2015 Memories - A Kind of a DDI Newsletter - Part 4

Participant reflections on Deep Dempcracy approaches to polarization, tensions and conflicts 

DDI Intensive October 2015:  Power, love, war and miracles in Barcelona Spain 

We humans are typically at war with war. In learning an alternative, we took a deep dive into concepts, attitudes and methods for facilitating between warring/conflicting parties. War is. In the large group of 100+ people, we practiced Processwork’s Worldwork methodology as applied in a large group process. 

A group process is a way of getting a deeper feeling-understanding of the many diverse sides underneath a polarized issue, and allowing the tension between different opposed views to show their own solution. Physicists agree there is polarization in the universe, yet, new discoveries are showing how particles change identity and that within dark matter there is no polarization. Applied in the social sphere, the worldwork method helps deepen and intensify the interaction between positions by following carefully the sensory and feeling signals on each side of the conflict, and notice signs of a natural role switch until the interaction drops into essence beyond polarization, even for the slightest of moments. By slowing down at moments, and allowing opinions, tensions, and feelings to come out into the open, we can paradoxically speed up the cycling phase of conflict. 

Each morning, a different learning triad practiced facilitation skills in the round. The facilitators assisted the group to generate topics, gain group consensus on choosing a topic to go into, facilitate the unfolding and intensification of the polarization within the topic, notice and frame mood shifts, and appreciate the atmosphere when a feeling of commonalty pulls us together at the essence level beneath the polarization. The presence and interventions of the facilitators helped us open up to moments of temporary relief as a first step in a pattern change, and resist the temptation to recycle the conflict. 

The world work collaboration methodology uses awareness to bring out the polarizations in a conflict and allow identities to change. 

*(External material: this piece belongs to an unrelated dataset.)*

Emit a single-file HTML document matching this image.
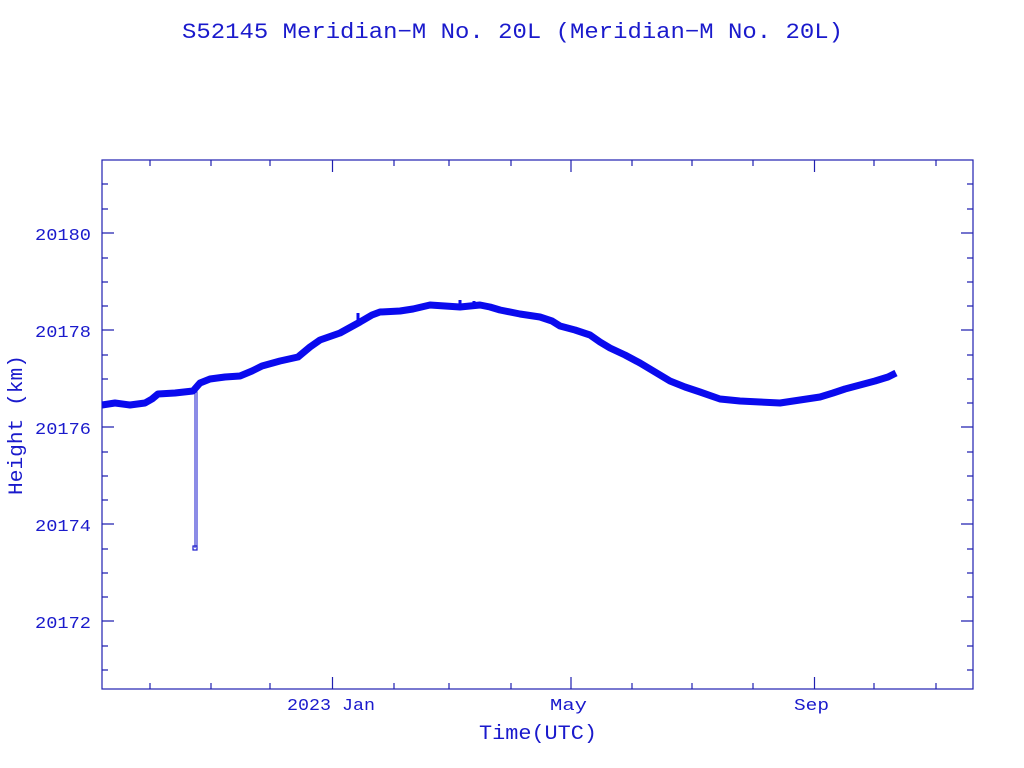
<!DOCTYPE html>
<html><head><meta charset="utf-8"><style>
body{margin:0;background:#fff;}
svg{display:block;}
text{font-family:"Liberation Mono","DejaVu Sans Mono",monospace;fill:#1a1acc;}
</style></head><body>
<svg width="1024" height="768" viewBox="0 0 1024 768" xmlns="http://www.w3.org/2000/svg">
<text x="182" y="38" font-size="22" textLength="661" lengthAdjust="spacingAndGlyphs">S52145 Meridian−M No. 20L  (Meridian−M No. 20L)</text>
<rect x="102" y="160" width="871" height="529" fill="none" stroke="#2020b0" stroke-width="1.2"/>
<g stroke="#2020b0" stroke-width="1.2">
<path d="M102 233h12M102 330h12M102 427h12M102 524h12M102 621h12M973 233h-12M973 330h-12M973 427h-12M973 524h-12M973 621h-12"/>
<path d="M102 184h6M102 209h6M102 258h6M102 282h6M102 306h6M102 355h6M102 379h6M102 403h6M102 452h6M102 476h6M102 500h6M102 549h6M102 573h6M102 597h6M102 646h6M102 670h6
M973 184h-6M973 209h-6M973 258h-6M973 282h-6M973 306h-6M973 355h-6M973 379h-6M973 403h-6M973 452h-6M973 476h-6M973 500h-6M973 549h-6M973 573h-6M973 597h-6M973 646h-6M973 670h-6"/>
<path d="M332.5 689v-12M571 689v-12M814.5 689v-12M332.5 160v12M571 160v12M814.5 160v12"/>
<path d="M150 689v-6M211 689v-6M270 689v-6M394 689v-6M449 689v-6M511 689v-6M632 689v-6M692 689v-6M753 689v-6M874 689v-6M936 689v-6
M150 160v6M211 160v6M270 160v6M394 160v6M449 160v6M511 160v6M632 160v6M692 160v6M753 160v6M874 160v6M936 160v6"/>
</g>
<g font-size="17">
<text x="35" y="240" textLength="56" lengthAdjust="spacingAndGlyphs">20180</text>
<text x="35" y="337" textLength="56" lengthAdjust="spacingAndGlyphs">20178</text>
<text x="35" y="434" textLength="56" lengthAdjust="spacingAndGlyphs">20176</text>
<text x="35" y="531" textLength="56" lengthAdjust="spacingAndGlyphs">20174</text>
<text x="35" y="628" textLength="56" lengthAdjust="spacingAndGlyphs">20172</text>
<text x="287" y="710" textLength="88" lengthAdjust="spacingAndGlyphs">2023 Jan</text>
<text x="550" y="710" textLength="37" lengthAdjust="spacingAndGlyphs">May</text>
<text x="794" y="710" textLength="35" lengthAdjust="spacingAndGlyphs">Sep</text>
<text x="479" y="739" font-size="20" textLength="118" lengthAdjust="spacingAndGlyphs">Time(UTC)</text>
<text transform="translate(22,495) rotate(-90)" font-size="20" textLength="140" lengthAdjust="spacingAndGlyphs">Height (km)</text>
</g>
<g stroke="#1a1acc" fill="none">
<path d="M195 391V548M197 391V548" stroke-width="1"/>
<rect x="193" y="546" width="4" height="4" stroke-width="1.2"/>
</g>
<polyline fill="none" stroke="#0a0aee" stroke-width="7" stroke-linejoin="round" points="102,405 115,403 130,405 145,403 152,399 158,394 175,393 193,391 200,383 210,379 225,377 240,376 252,371 262,366 280,361 298,357 304,352 310,347 320,340 340,333 360,322 372,315 380,312 400,311 413,309 430,305 445,306 460,307 470,306 480,305 490,307 500,310 520,314 540,317 552,321 560,326 575,330 590,335 600,342 610,348 625,355 640,363 655,372 670,381 685,387 700,392 720,399 740,401 760,402 780,403 800,400 820,397 833,393 845,389 860,385 875,381 888,377 896,373"/>
<g stroke="#0a0aee" stroke-width="3" fill="none">
<path d="M460 309v-9M474 308v-7M358 321v-8"/>
</g>
</svg>
</body></html>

Arita from Latvia reflects on the role of conflict:

I witnessed how sometimes you have to escalate conflicts to reach peace. Saying ‘yes’ to power and conflict, allows the process to start and healing to begin. Linear ways of solving conflicts might help temporarily, but they do not get to the root of the problem. Voices get louder because no one is listening.  Start the conflict to avoid the war is counter-intuitive. By saying ‘Yes’ to escalation, I am not meaning raising voices. I mean getting to the essential meaning within the problem. With conflicting groups, even if the relief is temporary, it is a stimulus for personal growth and that has an affect. 

On one occasion, the DDI advanced student facilitation team from Ukraine facilitated our process on the polarization: Sitting in the fire of conflict versus escaping.

The social activist viewpoint insisted on constant focus on the goal, and fear of losing it, while the 'escapee' role expressed the oppressive feeling of being judged by the social activist insisting on her way of making change. In this group process, we learned there are many ways to sit in the fire of conflict and tolerate the heat, including living with the death of love ones.

On another occasion, one in the large group challenged the idea that a role switch is always possible in an extreme conflict. In a demonstration that followed, we heard a person occupying the land of another people, convinced of her right to live on someone else's land voice the position: 'I will never change'. Max, our teacher-facilitator noticed the stated position, and came right over to her side - feeling and naming centuries of oppression, that resulted in this position. He encouraged her to intensify her own position, and escalate it to its very essence. It took time talking back and forth gently. Nothing big was happening. Then the facilitator noticed and caught a subtle mood shift, a faltering, a tone change, and framed out loud the little shift in perspective. He noted: ‘This is not yet a big outer political success, but indeed a success - a relationship entry point to build on’. We witnessed in action how rigid positions are not necessarily solid positions. We only need to look around at political and financial systems that fall apart overnight to notice how rigidity and solidity are not the same thing.

Rather than trying to de-escalate and harmonise conflict, with the help of our faculty and student facilitators thought the Intensive, we did the opposite - each side intensifying and escalating its position to its essence, until a natural shift in feeling, mood and atmosphere occurred. Many felt it and were moved by it.